BEGIN COLLECTED MATERIAL

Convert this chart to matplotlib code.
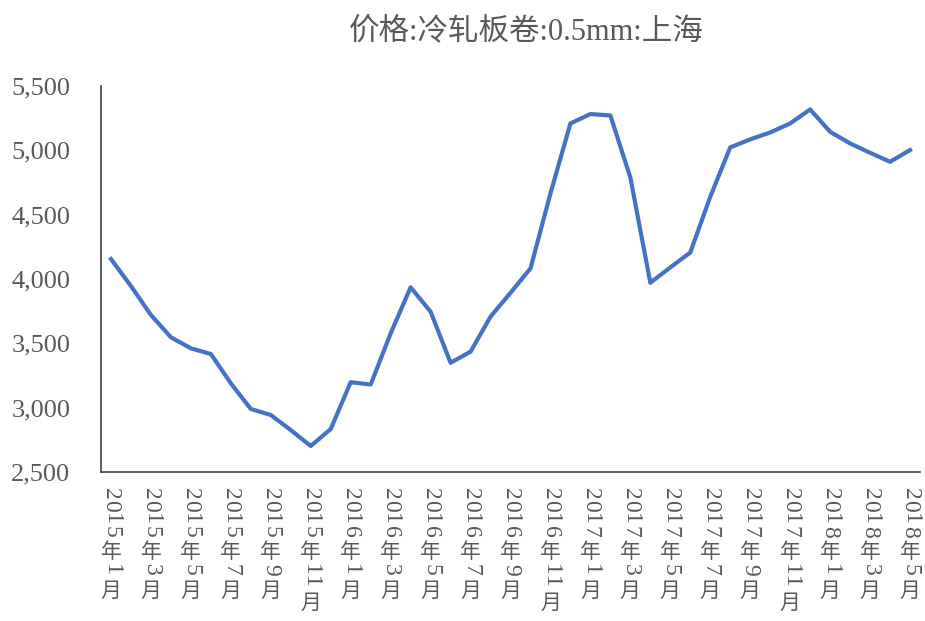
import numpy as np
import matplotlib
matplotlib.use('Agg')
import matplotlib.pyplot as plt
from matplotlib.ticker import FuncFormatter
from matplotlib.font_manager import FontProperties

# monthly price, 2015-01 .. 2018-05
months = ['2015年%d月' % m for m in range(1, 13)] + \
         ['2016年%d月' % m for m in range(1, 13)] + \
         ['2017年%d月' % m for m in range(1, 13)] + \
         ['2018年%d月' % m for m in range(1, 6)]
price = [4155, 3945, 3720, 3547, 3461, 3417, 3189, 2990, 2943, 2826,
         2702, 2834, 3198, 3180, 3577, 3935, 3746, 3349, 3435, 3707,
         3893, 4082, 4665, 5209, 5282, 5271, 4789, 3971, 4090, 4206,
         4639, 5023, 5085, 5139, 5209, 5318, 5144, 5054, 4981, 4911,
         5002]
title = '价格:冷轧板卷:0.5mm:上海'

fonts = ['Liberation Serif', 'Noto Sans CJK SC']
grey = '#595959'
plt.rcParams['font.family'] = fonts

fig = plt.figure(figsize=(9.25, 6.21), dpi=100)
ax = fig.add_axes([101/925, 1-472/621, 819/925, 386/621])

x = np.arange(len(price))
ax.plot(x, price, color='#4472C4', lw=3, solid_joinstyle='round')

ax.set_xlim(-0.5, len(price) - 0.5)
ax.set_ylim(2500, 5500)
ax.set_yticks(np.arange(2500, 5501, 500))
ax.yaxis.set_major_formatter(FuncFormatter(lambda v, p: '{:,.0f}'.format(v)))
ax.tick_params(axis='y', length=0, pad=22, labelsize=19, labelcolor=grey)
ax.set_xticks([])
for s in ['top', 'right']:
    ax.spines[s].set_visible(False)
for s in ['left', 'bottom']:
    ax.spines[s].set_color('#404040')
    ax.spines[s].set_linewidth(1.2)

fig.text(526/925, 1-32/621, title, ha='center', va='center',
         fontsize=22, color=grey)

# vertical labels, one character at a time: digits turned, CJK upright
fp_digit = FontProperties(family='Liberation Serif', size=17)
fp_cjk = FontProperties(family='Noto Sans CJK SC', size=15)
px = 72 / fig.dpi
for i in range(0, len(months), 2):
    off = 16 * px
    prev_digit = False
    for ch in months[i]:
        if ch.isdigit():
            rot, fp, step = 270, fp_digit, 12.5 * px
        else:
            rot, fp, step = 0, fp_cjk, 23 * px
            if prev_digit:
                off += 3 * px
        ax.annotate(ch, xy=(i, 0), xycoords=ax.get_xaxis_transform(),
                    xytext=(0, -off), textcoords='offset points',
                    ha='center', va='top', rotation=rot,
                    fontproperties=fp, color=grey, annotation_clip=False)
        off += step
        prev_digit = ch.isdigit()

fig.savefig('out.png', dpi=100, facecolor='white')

END COLLECTED MATERIAL

YOUR GOAL>
Where a line above contains the word "matplotlib", copy that line.

REPLY TO THE EXERCISE>
Convert this chart to matplotlib code.
import matplotlib
matplotlib.use('Agg')
import matplotlib.pyplot as plt
from matplotlib.ticker import FuncFormatter
from matplotlib.font_manager import FontProperties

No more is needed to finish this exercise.